What New Year's resolutions say about us
commentary by MIT Philosopher Richard Holton
"Our ability to make resolutions
is at the center of our sense of free will."
Story at The Boston Globe
January 01, 2012| by Joshua Rothman
"Is there a way to make meaningful and effective resolutions anyway? Richard Holton, a philosopher at the Massachusetts Institute of Technology, has spent more than a decade studying resolutions, choices, decisions, and the weaknesses and strengths of our willpower; in 2009, his book Willing, Wanting, Waiting argued that our ability to make resolutions is at the center of our sense of free will. Holton says that getting resolutions right means going beneath the surface, not just of your own behavior, but also of the mental processes behind keeping resolutions."
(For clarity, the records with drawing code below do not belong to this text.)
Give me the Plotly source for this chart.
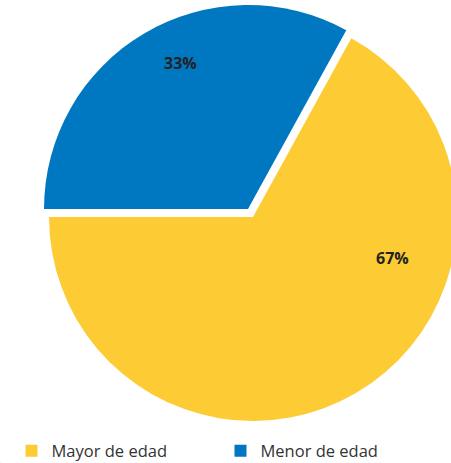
import plotly.graph_objects as go

labels = ["Mayor de edad", "Menor de edad"]
values = [67, 33]
colors = ["#FDCB33", "#0078C1"]
transparent = "rgba(0,0,0,0)"

# the reference pie runs past the right edge of the 451px window,
# so the figure is a little wider than the window and gets cropped there
W, H = 460, 463
R = 204                      # pie radius in px
centre_main = (253, 217)     # centre of the yellow part (px from top-left)
centre_pulled = (248, 209)   # centre of the pulled-out blue slice


def clamp(v):
    return min(1.0, max(0.0, v))


def domain_for(cx, cy, r):
    return dict(x=[clamp((cx - r) / W), clamp((cx + r) / W)],
                y=[clamp(1 - (cy + r) / H), clamp(1 - (cy - r) / H)])


common = dict(
    labels=labels, values=values, sort=False, direction="clockwise",
    rotation=28.8, textinfo="none",
)

fig = go.Figure()
# legend-only trace (tiny, carries the legend colours)
fig.add_trace(go.Pie(
    **common,
    marker=dict(colors=colors, line=dict(width=0)),
    domain=dict(x=[0, 0.001], y=[0, 0.001]),
    showlegend=True, hoverinfo="skip",
))
# yellow slice
fig.add_trace(go.Pie(
    **common,
    marker=dict(colors=[colors[0], transparent], line=dict(width=0)),
    domain=domain_for(*centre_main, R),
    showlegend=False, hoverinfo="label+percent",
))
# blue slice, pulled out
fig.add_trace(go.Pie(
    **common,
    marker=dict(colors=[transparent, colors[1]], line=dict(width=0)),
    domain=domain_for(*centre_pulled, R),
    showlegend=False, hoverinfo="label+percent",
))

# percentage labels
total = sum(values)
label_pos = [(392, 258), (180, 63)]
for v, (px, py) in zip(values, label_pos):
    fig.add_annotation(
        x=px / W, y=1 - py / H, xref="paper", yref="paper",
        xanchor="center", yanchor="middle",
        text=f"{round(100 * v / total)}%", showarrow=False,
        font=dict(family="Open Sans", size=16, color="#222222", weight="bold"),
    )

fig.update_layout(
    width=W, height=H,
    margin=dict(l=0, r=0, t=0, b=0, autoexpand=False),
    paper_bgcolor="white",
    plot_bgcolor="white",
    showlegend=True,
    legend=dict(
        orientation="h",
        x=11.5 / W, y=1 - 451 / H, xanchor="left", yanchor="middle",
        font=dict(family="Open Sans", size=16.5, color="#333333"),
        entrywidth=164, entrywidthmode="pixels",
        itemclick=False, itemdoubleclick=False,
        traceorder="normal",
    ),
)

fig.write_html(
    "out.html",
    config={"displayModeBar": False},
    post_script="document.body.style.margin='0';document.body.style.overflow='hidden';",
)
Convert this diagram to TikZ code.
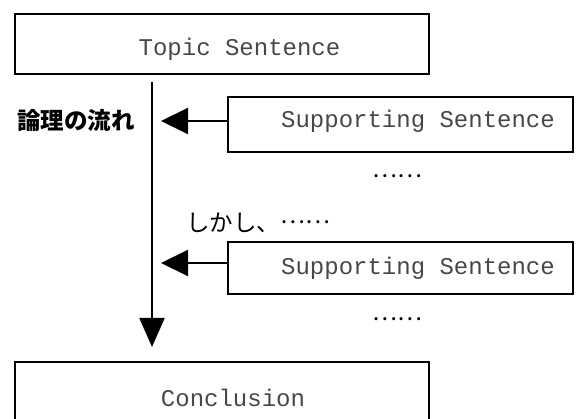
\documentclass[tikz,border=0pt]{standalone}
\usepackage{fontspec}
\setmonofont{Liberation Mono}
\newfontfamily\cjk{Noto Sans CJK JP}
\usetikzlibrary{arrows.meta}
\newcommand{\middots}{\raisebox{0.33em}{……}}
\begin{document}
\begin{tikzpicture}[x=1pt,y=-1pt,
  box/.style={draw, line width=2pt, inner sep=0pt, outer sep=0pt, anchor=north west},
  mono/.style={font=\ttfamily\fontsize{24}{24}\selectfont, inner sep=0pt, anchor=base, text=black!72},
  jp/.style={font=\cjk\fontsize{23.5}{24}\selectfont, inner sep=0pt},
  flow/.style={line width=2pt, -{Triangle[length=29pt,width=25pt]}},
  feed/.style={line width=2pt, -{Triangle[length=27pt,width=26pt]}}]
\useasboundingbox (0,0) rectangle (576,419);
% boxes
\node[box, minimum width=414pt, minimum height=60pt] (topic) at (15,14) {};
\node[box, minimum width=345pt, minimum height=55pt] (s1) at (228,97) {};
\node[box, minimum width=345pt, minimum height=52pt] (s2) at (228,242) {};
\node[box, minimum width=414pt, minimum height=60pt] (concl) at (15,362) {};
% texts
\node[mono] (ttopic) at (239.5,56) {Topic Sentence};
\node[mono] (ts1) at (418,128) {Supporting Sentence};
\node[mono] (ts2) at (418,275) {Supporting Sentence};
\node[mono] (tconcl) at (233,406.5) {Conclusion};
\node[jp, font=\cjk\bfseries\fontsize{23.5}{24}\selectfont] (flowlabel) at (76,121) {論理の流れ};
\node[jp, anchor=west] (however) at (186,223) {しかし、\middots};
\node[jp] (dots1) at (397.5,176) {……};
\node[jp] (dots2) at (397.5,319) {……};
% connectors
\coordinate (vtop) at (152,82);
\coordinate (vend) at (152,347);
\draw[flow] (vtop) -- (vend);
\coordinate (h1) at (161,121);
\coordinate (h2) at (161,263);
\draw[feed] (s1.west |- h1) -- (h1);
\draw[feed] (s2.west |- h2) -- (h2);
\end{tikzpicture}
\end{document}
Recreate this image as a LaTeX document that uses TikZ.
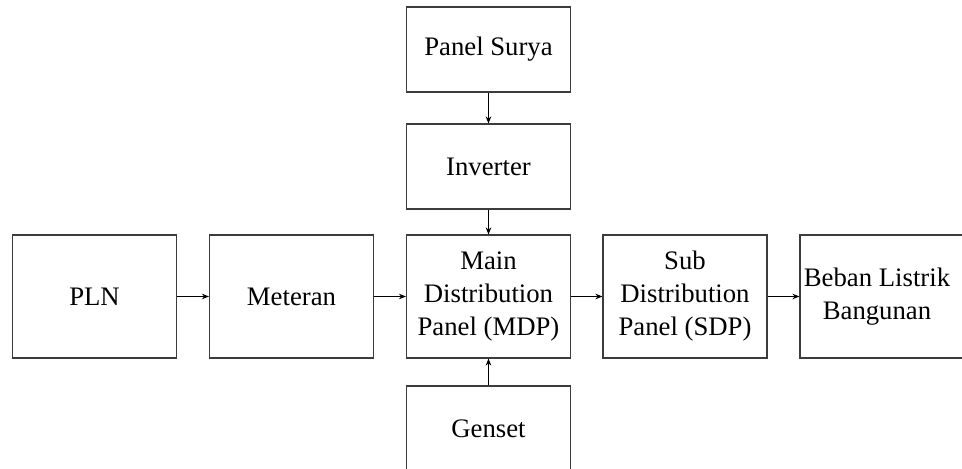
\documentclass[tikz,border=0pt]{standalone}
\usepackage{fontspec}
\setmainfont{Liberation Serif}
\usetikzlibrary{arrows.meta, positioning}
\definecolor{garis}{RGB}{60,60,60}

\tikzset{
    kotak/.style={draw=garis, line width=0.8pt, minimum width=4.1cm,
        align=center, font=\fontsize{19}{23.5}\selectfont, inner sep=2pt},
    besar/.style={kotak, minimum height=3.075cm},
    kecil/.style={kotak, minimum height=2.125cm},
    panah/.style={-{Stealth[length=5pt,width=4pt]}, line width=0.7pt, color=black}
}

\begin{document}
\begin{tikzpicture}[x=0.025cm, y=0.025cm]
\useasboundingbox (0,0) rectangle (962,468);
\node[besar] (pln) at (94.5,171.5) {PLN};
\node[besar] (meteran) at (291.5,171.5) {Meteran};
\node[besar] (mdp) at (488.5,171.5) {Main\\Distribution\\Panel (MDP)};
\node[besar] (sdp) at (685,171.5) {Sub\\Distribution\\Panel (SDP)};
\node[besar, minimum width=4.6cm] (beban) at (892,171.5)
    {\begin{tabular}{@{}c@{}}Beban Listrik\\Bangunan\end{tabular}\hspace*{0.75cm}};
\node[kecil] (surya) at (488.5,418.5) {Panel Surya};
\node[kecil] (inverter) at (488.5,301.5) {Inverter};
\node[kecil] (genset) at (488.5,39.5) {Genset};
\draw[panah] (pln) -- (meteran);
\draw[panah] (meteran) -- (mdp);
\draw[panah] (mdp) -- (sdp);
\draw[panah] (sdp) -- (beban);
\draw[panah] (surya) -- (inverter);
\draw[panah] (inverter) -- (mdp);
\draw[panah] (genset) -- (mdp);
\end{tikzpicture}
\end{document}
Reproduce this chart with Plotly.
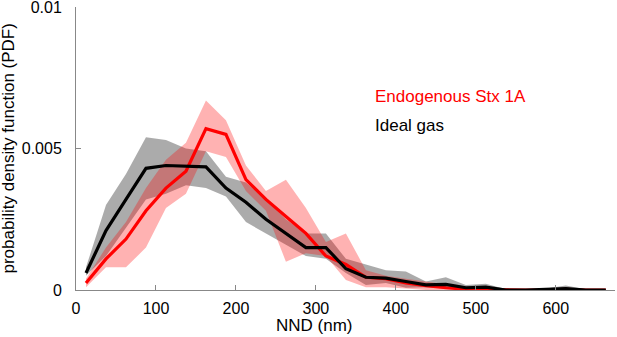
import plotly.graph_objects as go

nnd = [12.5 + 25 * i for i in range(27)]

gas_mean = [0.0006, 0.0021, 0.0032, 0.0043, 0.0044, 0.00437, 0.00435, 0.0036, 0.0031, 0.0025, 0.0020,
            0.0015, 0.0015, 0.00075, 0.00045, 0.00042, 0.0003, 0.00018, 0.0002, 0.00008, 0.0001,
            0.0, 0.0, 0.00002, 0.00005, 0.0, 0.0]
gas_upper = [0.0008, 0.0030, 0.0041, 0.0054, 0.0053, 0.0050, 0.0049, 0.0040, 0.0038, 0.0032, 0.0025,
             0.0020, 0.0020, 0.0011, 0.0009, 0.0007, 0.00065, 0.0003, 0.00045, 0.00018, 0.00022,
             0.00003, 0.00003, 0.00005, 0.00016, 0.00003, 0.00002]
gas_lower = [0.0005, 0.0012, 0.0022, 0.0032, 0.0034, 0.0037, 0.0036, 0.0033, 0.0024, 0.0020, 0.0016,
             0.0012, 0.0011, 0.0006, 0.00018, 0.00025, 0.00008, 0.0001, 0.00005, 0.0, 0.0,
             0.0, 0.0, 0.0, 0.0, 0.0, 0.0]

stx_mean = [0.00025, 0.0011, 0.0018, 0.0028, 0.0036, 0.0042, 0.0057, 0.0055, 0.0039, 0.0032, 0.0026,
            0.0020, 0.0012, 0.0009, 0.00045, 0.0004, 0.00025, 0.00015, 0.00008, 0.00003, 0.00002,
            0.0, 0.0, 0.0, 0.00002, 0.0, 0.0]
stx_upper = [0.0004, 0.0015, 0.0024, 0.0036, 0.0046, 0.0052, 0.0067, 0.0060, 0.0044, 0.0035, 0.0039,
             0.0029, 0.0017, 0.0020, 0.0007, 0.0005, 0.0004, 0.0003, 0.0002, 0.0001, 0.00008,
             0.00002, 0.00002, 0.00002, 0.00006, 0.00001, 0.00001]
stx_lower = [0.0001, 0.0008, 0.0008, 0.0015, 0.0029, 0.0034, 0.0049, 0.0047, 0.0035, 0.0028, 0.0010,
             0.0013, 0.0012, 0.00035, 0.0001, 0.0001, 0.00005, 0.0, 0.0, 0.0, 0.0,
             0.0, 0.0, 0.0, 0.0, 0.0, 0.0]

series_names = ["Endogenous Stx 1A", "Ideal gas"]
x_ticks = [0, 100, 200, 300, 400, 500, 600]
y_ticks = [0, 0.005, 0.01]
y_tick_labels = ["0", "0.005", "0.01"]
x_title = "NND (nm)"
y_title = "probability density function (PDF)"

fig = go.Figure()

# bands
fig.add_trace(go.Scatter(x=nnd + nnd[::-1], y=gas_upper + gas_lower[::-1], fill="toself",
                         fillcolor="rgba(0,0,0,0.33)", line=dict(width=0), mode="lines",
                         hoverinfo="skip", showlegend=False))
fig.add_trace(go.Scatter(x=nnd + nnd[::-1], y=stx_upper + stx_lower[::-1], fill="toself",
                         fillcolor="rgba(255,0,0,0.3)", line=dict(width=0), mode="lines",
                         hoverinfo="skip", showlegend=False))
# lines
fig.add_trace(go.Scatter(x=nnd, y=stx_mean, mode="lines", line=dict(color="#ff0000", width=3.2),
                         name=series_names[0], showlegend=False))
fig.add_trace(go.Scatter(x=nnd, y=gas_mean, mode="lines", line=dict(color="#000000", width=3.2),
                         name=series_names[1], showlegend=False))

fig.update_layout(
    width=617, height=337,
    margin=dict(l=76, r=2, t=7, b=47),
    paper_bgcolor="white", plot_bgcolor="white",
    font=dict(family="Liberation Sans, Arial, sans-serif", size=16, color="black"),
    annotations=[
        dict(x=0.551, y=0.683, xref="paper", yref="paper", text=series_names[0], showarrow=False,
             xanchor="left", yanchor="middle", font=dict(color="#ff0000", size=17)),
        dict(x=0.551, y=0.581, xref="paper", yref="paper", text=series_names[1], showarrow=False,
             xanchor="left", yanchor="middle", font=dict(color="#000000", size=17)),
        dict(x=0.4434, y=-0.127, xref="paper", yref="paper", text=x_title, showarrow=False,
             xanchor="center", yanchor="middle", font=dict(size=17)),
        dict(x=0, y=0.5, xref="paper", yref="paper", text=y_title, showarrow=False,
             xanchor="center", yanchor="middle", textangle=-90, xshift=-68, font=dict(size=17)),
    ],
    xaxis=dict(range=[0, 674], tickvals=x_ticks, ticks="inside", ticklen=5, tickcolor="#888",
               showline=True, linecolor="#888", linewidth=1, showgrid=False, zeroline=False,
               ticklabelstandoff=4, tickfont=dict(size=16), automargin=False),
    yaxis=dict(range=[0, 0.0100001], tickvals=y_ticks, ticktext=y_tick_labels, ticks="inside", ticklen=5,
               tickcolor="#888", showline=True, linecolor="#888", linewidth=1, showgrid=False,
               zeroline=False, ticklabelstandoff=10, ticklabeloverflow="allow",
               tickfont=dict(size=16), automargin=False),
)

fig.write_html("out.html", config={"displayModeBar": False},
               post_script="document.body.style.margin='0';")
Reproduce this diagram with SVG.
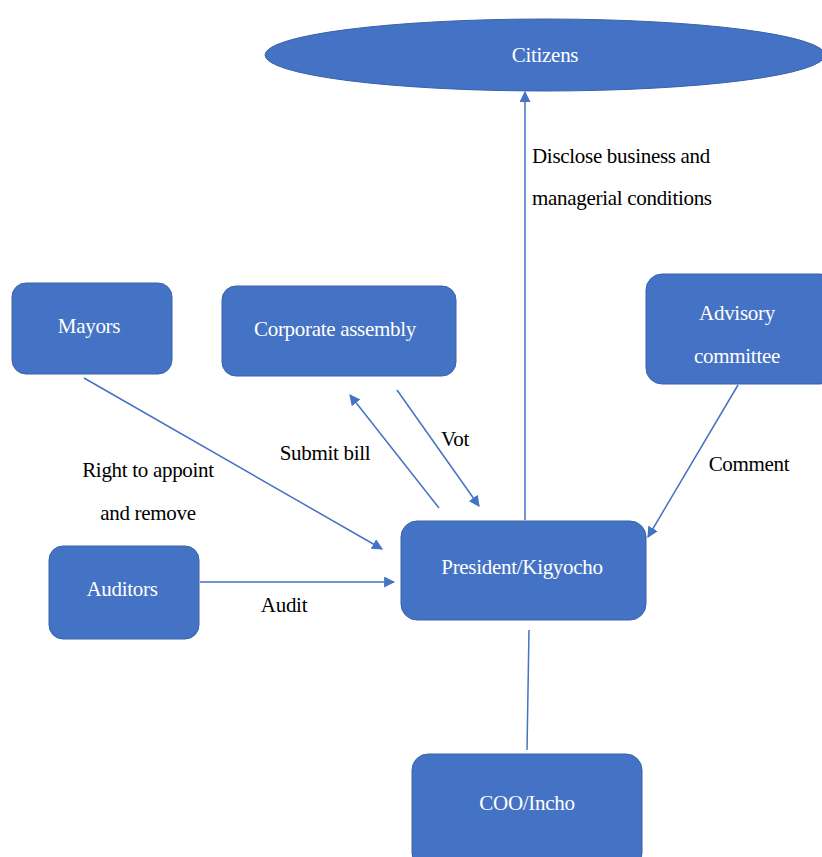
<svg xmlns="http://www.w3.org/2000/svg" width="822" height="857" viewBox="0 0 822 857">
<defs>
<style>
.n{fill:#4472C4;stroke:#3A62AA;stroke-width:1}
.t{font-family:"Liberation Serif","DejaVu Serif Condensed","DejaVu Serif",serif;font-size:21px;fill:#ffffff;text-anchor:middle;letter-spacing:-0.3px}
.l{font-family:"Liberation Serif","DejaVu Serif Condensed","DejaVu Serif",serif;font-size:21px;fill:#000000;letter-spacing:-0.3px}
.c{stroke:#4472C4;stroke-width:1.5;fill:none}
</style>
<marker id="a" viewBox="0 0 10 10" refX="9" refY="5" markerWidth="11" markerHeight="11" markerUnits="userSpaceOnUse" orient="auto">
<path d="M0,0 L10,5 L0,10 z" fill="#4472C4"/>
</marker>
</defs>
<rect width="822" height="857" fill="#ffffff"/>
<g id="connectors">
<line class="c" x1="525" y1="520" x2="525" y2="92" marker-end="url(#a)"/>
<line class="c" x1="84" y1="378" x2="382" y2="549" marker-end="url(#a)"/>
<line class="c" x1="439" y1="508" x2="350" y2="395" marker-end="url(#a)"/>
<line class="c" x1="397" y1="390" x2="479" y2="506" marker-end="url(#a)"/>
<line class="c" x1="738" y1="385" x2="648" y2="537" marker-end="url(#a)"/>
<line class="c" x1="200" y1="582" x2="394" y2="582" marker-end="url(#a)"/>
<line class="c" x1="529" y1="630" x2="527" y2="750"/>
<text class="l" x="532" y="163">Disclose business and</text>
<text class="l" x="532" y="205">managerial conditions</text>
<text class="l" x="325" y="460" text-anchor="middle">Submit bill</text>
<text class="l" x="455" y="446" text-anchor="middle">Vot</text>
<text class="l" x="749" y="471" text-anchor="middle">Comment</text>
<text class="l" x="148" y="477" text-anchor="middle">Right to appoint</text>
<text class="l" x="148" y="520" text-anchor="middle">and remove</text>
<text class="l" x="284" y="612" text-anchor="middle">Audit</text>
</g>
<g id="citizens">
<ellipse class="n" cx="545" cy="55" rx="280" ry="36"/>
<text class="t" x="545" y="62">Citizens</text>
</g>
<g id="mayors">
<rect class="n" x="12" y="283" width="160" height="91" rx="14"/>
<text class="t" x="89" y="333">Mayors</text>
</g>
<g id="corporate-assembly">
<rect class="n" x="222" y="286" width="234" height="90" rx="14"/>
<text class="t" x="335" y="336">Corporate assembly</text>
</g>
<g id="advisory-committee">
<rect class="n" x="646" y="274" width="190" height="110" rx="16"/>
<text class="t" x="737" y="320">Advisory</text>
<text class="t" x="737" y="363">committee</text>
</g>
<g id="auditors">
<rect class="n" x="49" y="546" width="150" height="93" rx="14"/>
<text class="t" x="122" y="596">Auditors</text>
</g>
<g id="president">
<rect class="n" x="401" y="521" width="245" height="99" rx="16"/>
<text class="t" x="522" y="574">President/Kigyocho</text>
</g>
<g id="coo">
<rect class="n" x="412" y="754" width="230" height="115" rx="16"/>
<text class="t" x="527" y="810">COO/Incho</text>
</g>
</svg>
Richard Holton arrived at MIT in the Fall of 2004. He graduated from University College, Oxford in 1984, having read Philosophy, Politics, and Economics. He was a graduate student at Nuffield College, Oxford (1984-5), and the Ecole normale superieur, Paris (1985-6), before starting a Ph.D. in philosophy at Princeton (1986-1991). His doctoral dissertation was in the philosophy of language; he continues to work in that area, as well as in moral psychology, ethics, and the philosophy of law.